New York is overrun with hotels. By some estimates there are nearly 300 in Manhattan, housing upwards of 110,000 rooms. By contrast, there are 40 Broadway houses and barely double that number of decent Off Broadway venues. It was only a matter of time before a cast and crew checked in at the lobby. Currently, by coincidence, there are two professional productions playing in hotel rooms. One is A Foreign Body, a sizzling psychodrama written by Neena Beber and directed by Theresa Rebeck, being performed in Room 3412 at Le Parker Meridien. The other is a revival of Terry Johnson’s 1982 period fantasia Insignificance (pictured above), which puts Marilyn Monroe, Albert Einstein, Joseph McCarthy and Joe DiMaggio in the same New York hotel room. You can catch that curtain on the fifth floor of Langham Place.
I saw A Foreign Body last night (no review since it’s a work-in-progress) and found myself alternately leaning in and backing off from the intense give-and-take between the actors. The magnificent John Glover (so charming even as a sleazy heel) plays a Roman Polanski–like film auteur confronted by a woman (Hettienne Park, thrillingly vengeful) he slept with 25 years ago, when she was a teen. The room is charged with sexual energy, revulsion and the threat that violence might occur. It will be interesting to see where the play goes—in terms of fine-tuning and location. If you have the stomach for work about sexual violation and the toll of traumatic memory, you could try a two-show day of A Foreign Body and Blackbird.

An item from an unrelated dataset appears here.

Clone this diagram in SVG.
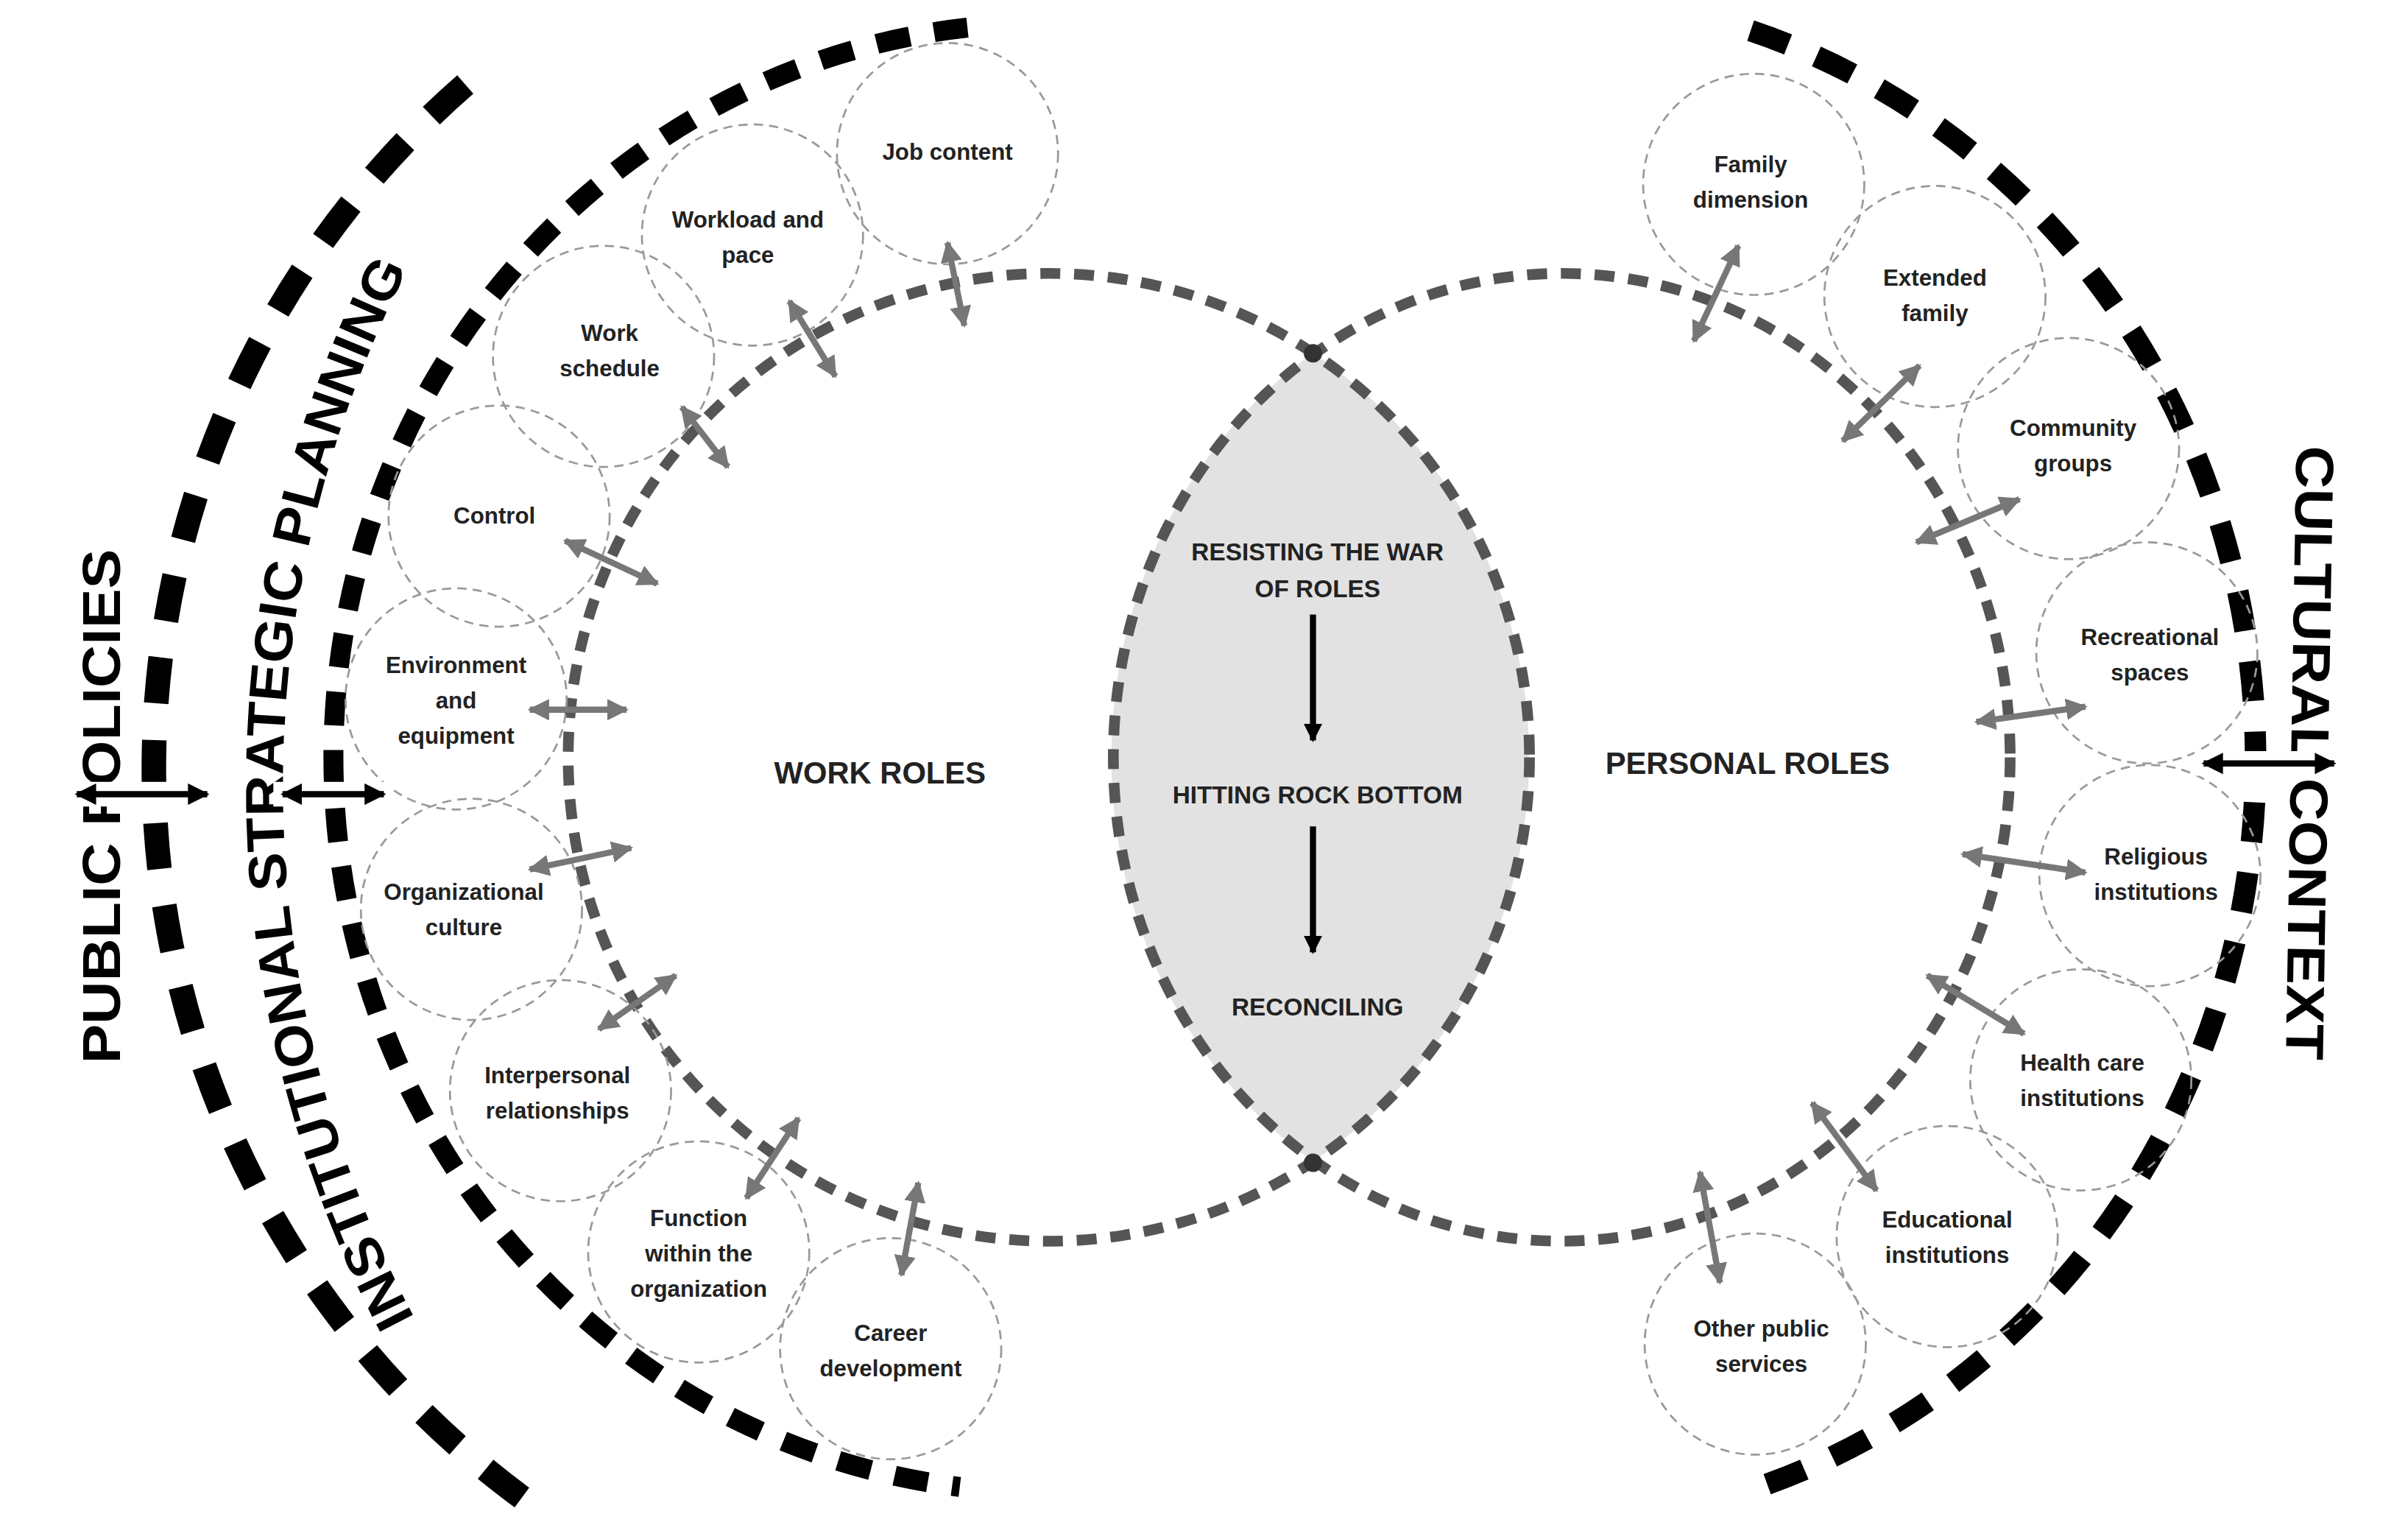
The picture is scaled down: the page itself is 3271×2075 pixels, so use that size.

To be sure, site-specific theater is not new. Anne Hamburger’s En Garde Arts has been doing it for decades, and immersive theater is all the rage with the long-running Sleep No More and erotically themed newcomer The Grand Paradise.
What’s different about seeing a play in a hotel room is the aura of sex, secrets and anonymity such spaces evoke. Fearless troupe the Amoralists used the Gershwin Hotel as the venue for its 2011 double bill Hotel/Motel. The same year I reviewed an obscure Tennessee Williams two-hander called Green Eyes, featuring feral diva Erin Markey. Even the British are catching on: last year in London Wallace Shawn’s The Fever was presented in a swanky suite.
Tying these experiments together is the fact that they're actually quite literal: the plays are set in hotels. What happens when a director wants to set, say, A Doll’s House at a Holiday Inn? Just a stunt or brilliant recontextualization? We shall see. For now, when visitors check in at the front desk, not only will they get their free copy of Time Out New York (naturally), they may be directed to the touching but humorous relationship drama starting soon on the seventh floor.